Is there any advice you would give to current students or recent graduates considering their career options? Follow your heart. And be persistent. Expect to apply for scores, even hundreds of jobs. Being able to cope with rejection is one of the most important life skills (I can’t tell you how many times I’ve been rejected by publishers!). I never got to do anything I actually liked doing until I was 25.

What was so special about your time at Queen Mary? I made friends I am still in touch with. And, when you realise the dinosaurs were still roaming the earth when I was at Queen Mary, that’s a wonderful thing.

I remember having semi-religious experiences when I first saw Maxwell’s Equations of Electromagnetism on a blackboard and when I first attended a lecture on Quantum Theory. I remember hearing the buses going past on the Mile End road and thinking nobody out there was learning the amazing things that I was learning. A lot of my career as a writer has been about communicating to an audience as wide as possible all of the amazing things that I have learnt about our universe.

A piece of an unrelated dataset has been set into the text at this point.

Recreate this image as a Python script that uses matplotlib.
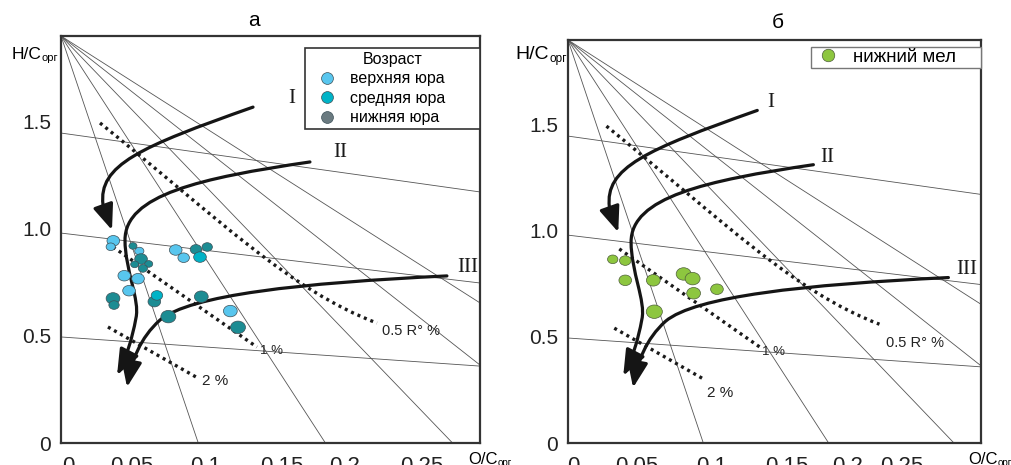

I also met my wife at Queen Mary; Karen did French, but we didn’t get together until years after leaving Queen Mary. My first memory of her at Queen Mary is of her on a central line tube train to South Woodford, where the halls of residence used to be. A man was snoring and was in danger of falling off of his seat. Karen propped him up all the way, she didn’t wake him. I knew then there was something special about her!

You recently came back to Queen Mary for the ‘Evening with astronaut Michael Foale’ event and an observatory tour. What was it like returning to campus? Has the campus changed a lot since your time here? Queen Mary now has about five times as many students. And the big change is having student accommodation on campus. But it still felt as friendly as ever, which is pretty amazing.

Do you have any role models that you look up to, both inside and outside of your field? When I was at Caltech and was thinking about giving up my Ph.D. and trying to be a writer, I wrote to one of my heroes, science fiction writer Arthur C. Clarke in Sri Lanka, asking what I should do. He wrote back to me and that was such a big encouragement. Later, on just about my first assignment for New Scientist, I was sent to interview Carl Sagan, another hero. He’d written books I’d loved like The Cosmic Connection and presented the TV series Cosmos. He was staying in a huge suite overlooking Hyde Park at the Dorchester Hotel and I was so intimidated I just babbled! Never meet your heroes!